What Mantel does not do, is step back and take a panoramic view of the sweep of events. We are down in the weeds here, living day to day with our characters, who are as complicated and contradictory and frustrating as anyone we know. In her introduction she says, “I purvey my own version of events, but facts change according to your viewpoint. Of course, my characters did not have the blessing of hindsight; they lived from day to day as best they could.” And we live with them: their complaints, their meals, their affairs – even in the face of destruction, love and sex thrive. There are twitches of the omniscient narrator’s ability to scan forward in time. Lucille Desmoulins, on contemplating life should her husband be assassinated, decides she would kill herself; the reader, even without the historical knowledge, can predict that she won’t have to.
While we are down here with the characters in this deeply subjective, human space, Mantel is quite often coy. Key events like the storming of the Bastille, the Massacre of the Champs-de-Mars, the execution of Louis Capet, formerly King Louis XVI, are told at a remove. Where most historical fiction novelists would take us into the heat and sweat of the moment (Bernard Cornwell springs to mind), she takes a step back, or tells it in fragments around the moment, a bit like looking through a kaleidoscope. Take the execution of Louis the Last; we are with him in his cell, briefly, as he thinks and prays aloud. Then:
“10:30 a.m. The coat is snatched away from [the executioner] Sansom’s assistants, and cut up into snippets. Hot pies and gingerbread are for sale in the Place de la Révolution. People are swarming around the scaffold, soaking rags in the spilled blood.”
There’s no perspective from the crowd or the executioner, no view of the guillotine blade as it falls. Mantel refuses to give us the drama that we came for – we are not meant to be that mob, baying for blood. She does it again with the final deaths in the book; the writer explicitly turning to the reader and saying, no more.
“There is a point beyond which – convention and imagination dictate – we cannot go; perhaps it’s here, when the carts decant on to the scaffold their freight, now living and breathing flesh, soon to be dead meat.”

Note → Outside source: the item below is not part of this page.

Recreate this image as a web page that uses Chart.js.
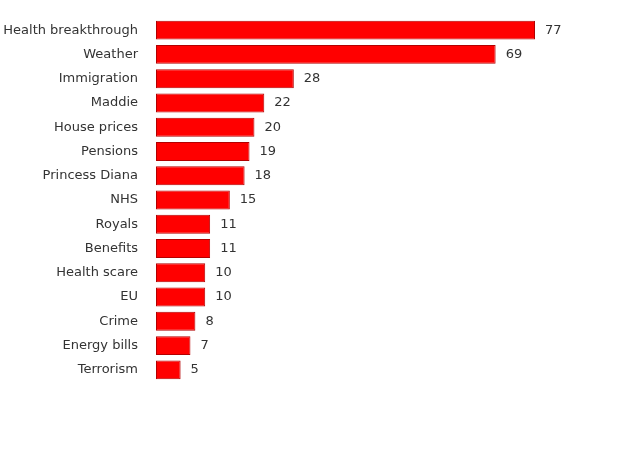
<!DOCTYPE html>
<html><head><meta charset="utf-8">
<script src="https://cdn.jsdelivr.net/npm/chart.js@4"></script>
<style>html,body{margin:0;padding:0;background:#fff}#w{width:625px;height:458px}</style>
</head><body><div id="w"><canvas id="c"></canvas></div>
<script>
const categories = ["Health breakthrough","Weather","Immigration","Maddie","House prices","Pensions","Princess Diana","NHS","Royals","Benefits","Health scare","EU","Crime","Energy bills","Terrorism"];
const values = [77,69,28,22,20,19,18,15,11,11,10,10,8,7,5];

const valueLabels = {
  id:'valueLabels',
  afterDatasetsDraw(chart){
    const ctx=chart.ctx, meta=chart.getDatasetMeta(0);
    ctx.save();
    ctx.font='13px "DejaVu Sans"';
    ctx.fillStyle='#333';
    ctx.textAlign='left';ctx.textBaseline='middle';
    meta.data.forEach((b,i)=>{ctx.fillText(String(values[i]), b.x+10, b.y);});
    ctx.restore();
  }
};
new Chart(document.getElementById('c'),{
  type:'bar',
  data:{labels:categories,datasets:[{data:values,backgroundColor:'#ff0000',borderColor:'#b30000',borderWidth:1,borderSkipped:false,categoryPercentage:1,barPercentage:0.78}]},
  options:{
    indexAxis:'y',responsive:true,maintainAspectRatio:false,animation:false,
    layout:{padding:{top:18,bottom:76,right:26,left:0}},
    plugins:{legend:{display:false},tooltip:{enabled:false}},
    scales:{
      x:{display:false,min:0,max:90},
      y:{grid:{display:false},border:{display:false},
         ticks:{color:'#333',font:{family:'DejaVu Sans',size:13},padding:10},
         afterFit(s){s.width=156;}}
    }
  },
  plugins:[valueLabels]
});
</script></body></html>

What is historical fiction for? Why read novels when there are reams of articles and histories on the world’s book shelves? Personally, I’ve always used it as a way to educate myself without getting bored, and (like all humans) I remember facts more easily when attached to stories. A Place of Greater Safety is, no doubt, impeccably researched, and Mantel says, “I would never [change a fact to heighten the drama]. I aim to make the fiction flexible so that it bends itself around the facts as we have them.” But – and I could be entirely wrong here – I don’t get the sense that she is interested in conveying facts to the reader so that they can go away and “know about” the French Revolution. More that she wants us to know what it would have felt like, its mess and confusion, and, as best we can, get beneath the skin of its charismatic and terrifying – but somehow, still human – leaders.